Leaving out every picture, retype the lines below from the top through the one that contains "k = list(range(1, 41))".

**Information supplied**
___

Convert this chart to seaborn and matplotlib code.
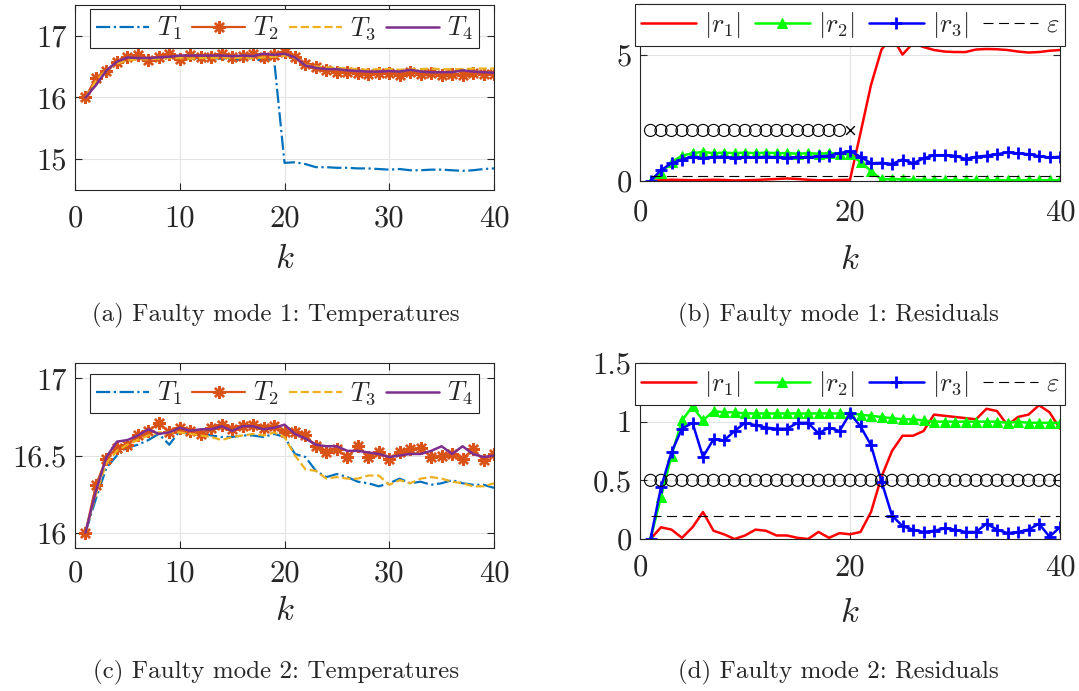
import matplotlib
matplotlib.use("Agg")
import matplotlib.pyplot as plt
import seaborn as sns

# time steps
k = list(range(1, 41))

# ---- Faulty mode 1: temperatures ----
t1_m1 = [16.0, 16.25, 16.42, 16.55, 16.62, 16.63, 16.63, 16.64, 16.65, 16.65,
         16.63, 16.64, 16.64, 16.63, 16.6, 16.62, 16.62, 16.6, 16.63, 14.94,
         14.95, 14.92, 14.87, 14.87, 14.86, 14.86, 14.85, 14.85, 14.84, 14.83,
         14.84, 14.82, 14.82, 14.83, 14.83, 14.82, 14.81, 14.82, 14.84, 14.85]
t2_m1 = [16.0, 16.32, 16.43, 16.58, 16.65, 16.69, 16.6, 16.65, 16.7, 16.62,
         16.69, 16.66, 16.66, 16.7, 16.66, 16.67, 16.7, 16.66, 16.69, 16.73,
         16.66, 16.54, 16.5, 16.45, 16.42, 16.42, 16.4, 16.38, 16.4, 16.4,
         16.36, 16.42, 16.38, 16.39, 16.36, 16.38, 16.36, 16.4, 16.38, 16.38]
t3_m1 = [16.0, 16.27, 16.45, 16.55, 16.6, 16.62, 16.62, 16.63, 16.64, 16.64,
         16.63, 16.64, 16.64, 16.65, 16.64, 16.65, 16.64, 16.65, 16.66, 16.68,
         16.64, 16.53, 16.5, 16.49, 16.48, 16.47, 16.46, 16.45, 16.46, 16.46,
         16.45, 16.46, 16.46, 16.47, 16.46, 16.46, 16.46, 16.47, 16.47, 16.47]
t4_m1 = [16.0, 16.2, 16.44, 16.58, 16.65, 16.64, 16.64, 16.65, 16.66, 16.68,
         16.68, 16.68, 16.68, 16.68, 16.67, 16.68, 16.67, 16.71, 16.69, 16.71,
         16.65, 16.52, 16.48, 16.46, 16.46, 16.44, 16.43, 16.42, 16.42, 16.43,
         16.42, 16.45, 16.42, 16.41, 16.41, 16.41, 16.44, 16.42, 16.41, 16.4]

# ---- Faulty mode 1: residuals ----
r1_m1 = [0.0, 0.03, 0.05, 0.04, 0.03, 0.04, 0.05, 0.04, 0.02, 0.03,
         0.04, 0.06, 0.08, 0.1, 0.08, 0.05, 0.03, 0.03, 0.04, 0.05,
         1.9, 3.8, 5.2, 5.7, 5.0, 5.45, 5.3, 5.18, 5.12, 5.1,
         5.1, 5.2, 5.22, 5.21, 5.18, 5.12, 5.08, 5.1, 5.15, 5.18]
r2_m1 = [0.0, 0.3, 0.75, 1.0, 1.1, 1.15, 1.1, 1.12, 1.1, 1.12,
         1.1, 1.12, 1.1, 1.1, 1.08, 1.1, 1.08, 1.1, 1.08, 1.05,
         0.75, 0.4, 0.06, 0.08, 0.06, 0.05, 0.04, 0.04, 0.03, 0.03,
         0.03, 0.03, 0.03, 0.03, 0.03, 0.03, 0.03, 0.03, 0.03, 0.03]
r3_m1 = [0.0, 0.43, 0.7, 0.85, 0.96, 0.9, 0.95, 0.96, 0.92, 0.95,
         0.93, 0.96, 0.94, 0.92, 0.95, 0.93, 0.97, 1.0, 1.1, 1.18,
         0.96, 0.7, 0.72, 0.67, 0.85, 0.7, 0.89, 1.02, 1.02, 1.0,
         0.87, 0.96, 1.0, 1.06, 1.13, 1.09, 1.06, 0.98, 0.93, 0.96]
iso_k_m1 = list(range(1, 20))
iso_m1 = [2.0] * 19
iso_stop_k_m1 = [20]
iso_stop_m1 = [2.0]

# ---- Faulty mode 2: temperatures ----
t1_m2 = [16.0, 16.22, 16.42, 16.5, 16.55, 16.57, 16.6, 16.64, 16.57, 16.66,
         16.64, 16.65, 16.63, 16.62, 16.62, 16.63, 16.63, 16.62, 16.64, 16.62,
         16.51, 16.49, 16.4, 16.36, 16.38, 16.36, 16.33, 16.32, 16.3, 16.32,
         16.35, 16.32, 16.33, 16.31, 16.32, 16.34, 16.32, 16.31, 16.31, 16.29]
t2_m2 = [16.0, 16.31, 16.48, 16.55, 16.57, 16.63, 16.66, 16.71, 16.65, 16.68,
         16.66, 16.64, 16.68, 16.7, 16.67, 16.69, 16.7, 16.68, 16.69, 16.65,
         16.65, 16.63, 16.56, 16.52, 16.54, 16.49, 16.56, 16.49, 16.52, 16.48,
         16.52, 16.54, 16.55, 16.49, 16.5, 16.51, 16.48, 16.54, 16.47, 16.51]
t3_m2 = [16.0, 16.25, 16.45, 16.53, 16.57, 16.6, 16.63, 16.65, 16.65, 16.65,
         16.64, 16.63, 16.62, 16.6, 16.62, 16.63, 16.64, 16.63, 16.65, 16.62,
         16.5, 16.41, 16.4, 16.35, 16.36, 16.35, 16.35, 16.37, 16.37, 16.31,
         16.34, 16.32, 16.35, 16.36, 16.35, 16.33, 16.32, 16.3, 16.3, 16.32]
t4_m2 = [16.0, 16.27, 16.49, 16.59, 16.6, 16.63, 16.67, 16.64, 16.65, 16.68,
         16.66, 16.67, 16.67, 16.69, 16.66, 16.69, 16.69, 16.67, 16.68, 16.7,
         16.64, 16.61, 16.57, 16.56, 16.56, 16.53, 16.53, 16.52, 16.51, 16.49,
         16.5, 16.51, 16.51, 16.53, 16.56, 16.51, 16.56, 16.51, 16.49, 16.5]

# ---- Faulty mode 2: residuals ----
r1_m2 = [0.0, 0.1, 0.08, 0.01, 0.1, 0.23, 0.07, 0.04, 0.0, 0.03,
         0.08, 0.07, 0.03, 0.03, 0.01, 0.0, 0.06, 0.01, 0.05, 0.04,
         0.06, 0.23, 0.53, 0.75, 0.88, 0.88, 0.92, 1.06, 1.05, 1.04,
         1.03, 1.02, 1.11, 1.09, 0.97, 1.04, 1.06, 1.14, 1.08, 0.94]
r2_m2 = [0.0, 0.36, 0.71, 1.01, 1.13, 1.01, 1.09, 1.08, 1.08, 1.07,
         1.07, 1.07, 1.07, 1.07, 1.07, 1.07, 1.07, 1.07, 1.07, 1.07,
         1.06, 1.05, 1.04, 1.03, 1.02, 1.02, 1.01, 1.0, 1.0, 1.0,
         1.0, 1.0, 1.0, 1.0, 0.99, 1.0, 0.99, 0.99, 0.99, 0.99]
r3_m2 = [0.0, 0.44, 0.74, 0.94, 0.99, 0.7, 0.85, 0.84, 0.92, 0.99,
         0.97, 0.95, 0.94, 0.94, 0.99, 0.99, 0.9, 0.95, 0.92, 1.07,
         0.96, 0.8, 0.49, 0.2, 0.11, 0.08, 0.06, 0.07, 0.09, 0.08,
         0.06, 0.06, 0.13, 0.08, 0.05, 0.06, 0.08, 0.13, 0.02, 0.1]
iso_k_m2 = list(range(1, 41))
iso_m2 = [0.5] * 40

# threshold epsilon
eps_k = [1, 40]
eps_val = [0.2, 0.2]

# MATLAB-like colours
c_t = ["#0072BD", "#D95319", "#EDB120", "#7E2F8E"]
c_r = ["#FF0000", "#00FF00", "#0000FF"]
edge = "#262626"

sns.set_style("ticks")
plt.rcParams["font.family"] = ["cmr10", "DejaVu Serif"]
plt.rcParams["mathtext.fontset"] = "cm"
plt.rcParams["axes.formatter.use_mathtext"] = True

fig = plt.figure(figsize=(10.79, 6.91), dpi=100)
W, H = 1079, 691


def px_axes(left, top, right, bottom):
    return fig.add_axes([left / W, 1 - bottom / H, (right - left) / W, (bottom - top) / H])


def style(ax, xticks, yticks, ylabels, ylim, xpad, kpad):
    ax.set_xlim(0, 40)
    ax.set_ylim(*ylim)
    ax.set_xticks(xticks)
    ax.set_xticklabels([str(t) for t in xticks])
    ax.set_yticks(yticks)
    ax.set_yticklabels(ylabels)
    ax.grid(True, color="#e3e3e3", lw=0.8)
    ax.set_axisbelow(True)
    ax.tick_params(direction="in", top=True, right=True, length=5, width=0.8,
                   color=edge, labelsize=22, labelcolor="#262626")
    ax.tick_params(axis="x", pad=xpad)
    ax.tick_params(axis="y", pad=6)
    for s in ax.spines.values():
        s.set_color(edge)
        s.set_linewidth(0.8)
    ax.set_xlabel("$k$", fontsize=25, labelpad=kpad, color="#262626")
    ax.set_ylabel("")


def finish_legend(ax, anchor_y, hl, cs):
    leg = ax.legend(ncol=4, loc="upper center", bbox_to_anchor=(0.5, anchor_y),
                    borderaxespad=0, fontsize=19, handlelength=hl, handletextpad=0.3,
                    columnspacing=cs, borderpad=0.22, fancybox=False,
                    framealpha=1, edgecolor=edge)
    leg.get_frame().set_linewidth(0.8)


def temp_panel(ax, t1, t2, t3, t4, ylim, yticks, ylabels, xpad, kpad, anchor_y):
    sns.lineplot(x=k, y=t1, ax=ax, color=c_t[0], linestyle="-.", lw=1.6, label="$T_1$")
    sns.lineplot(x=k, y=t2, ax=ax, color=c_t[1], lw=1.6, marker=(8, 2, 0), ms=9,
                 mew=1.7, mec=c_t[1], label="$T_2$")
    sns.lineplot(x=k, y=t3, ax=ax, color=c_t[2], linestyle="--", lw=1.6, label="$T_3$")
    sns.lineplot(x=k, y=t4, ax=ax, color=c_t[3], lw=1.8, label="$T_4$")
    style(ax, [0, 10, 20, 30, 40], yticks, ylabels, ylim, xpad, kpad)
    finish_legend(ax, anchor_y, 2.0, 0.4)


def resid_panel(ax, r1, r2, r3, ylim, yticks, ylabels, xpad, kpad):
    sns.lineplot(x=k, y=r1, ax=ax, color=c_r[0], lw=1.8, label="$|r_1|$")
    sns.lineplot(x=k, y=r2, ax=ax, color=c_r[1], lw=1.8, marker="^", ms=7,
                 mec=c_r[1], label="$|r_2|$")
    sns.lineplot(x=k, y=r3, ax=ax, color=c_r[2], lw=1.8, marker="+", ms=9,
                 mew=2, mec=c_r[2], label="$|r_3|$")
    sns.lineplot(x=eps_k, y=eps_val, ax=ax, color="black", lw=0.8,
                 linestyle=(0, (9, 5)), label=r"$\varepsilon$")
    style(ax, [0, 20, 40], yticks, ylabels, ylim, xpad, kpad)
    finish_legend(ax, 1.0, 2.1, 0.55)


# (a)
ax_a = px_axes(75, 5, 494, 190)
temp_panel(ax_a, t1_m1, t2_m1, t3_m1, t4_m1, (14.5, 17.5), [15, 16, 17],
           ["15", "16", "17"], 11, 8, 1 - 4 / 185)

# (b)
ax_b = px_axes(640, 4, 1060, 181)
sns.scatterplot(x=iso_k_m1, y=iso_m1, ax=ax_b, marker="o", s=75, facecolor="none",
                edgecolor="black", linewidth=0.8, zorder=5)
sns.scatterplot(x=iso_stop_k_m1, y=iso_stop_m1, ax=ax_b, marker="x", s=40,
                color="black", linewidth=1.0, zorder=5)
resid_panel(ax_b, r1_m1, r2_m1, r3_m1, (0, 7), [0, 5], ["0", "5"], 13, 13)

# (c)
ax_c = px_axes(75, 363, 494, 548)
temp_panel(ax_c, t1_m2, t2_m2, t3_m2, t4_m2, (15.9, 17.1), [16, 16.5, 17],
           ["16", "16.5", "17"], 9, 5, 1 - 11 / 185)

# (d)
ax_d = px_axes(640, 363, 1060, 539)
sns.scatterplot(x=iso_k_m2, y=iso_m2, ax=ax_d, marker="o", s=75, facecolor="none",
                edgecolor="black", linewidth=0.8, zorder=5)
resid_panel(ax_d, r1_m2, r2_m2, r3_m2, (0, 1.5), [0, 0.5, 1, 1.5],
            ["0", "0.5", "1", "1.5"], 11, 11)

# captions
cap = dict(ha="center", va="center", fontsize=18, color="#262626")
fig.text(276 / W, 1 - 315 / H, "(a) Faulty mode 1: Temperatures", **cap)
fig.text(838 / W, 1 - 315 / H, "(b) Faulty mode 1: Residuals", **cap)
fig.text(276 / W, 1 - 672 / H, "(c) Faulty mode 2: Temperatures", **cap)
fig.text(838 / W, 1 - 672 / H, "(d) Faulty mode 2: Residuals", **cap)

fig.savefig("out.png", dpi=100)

___

**Complete response**
Convert this chart to seaborn and matplotlib code.
import matplotlib
matplotlib.use("Agg")
import matplotlib.pyplot as plt
import seaborn as sns

# time steps
k = list(range(1, 41))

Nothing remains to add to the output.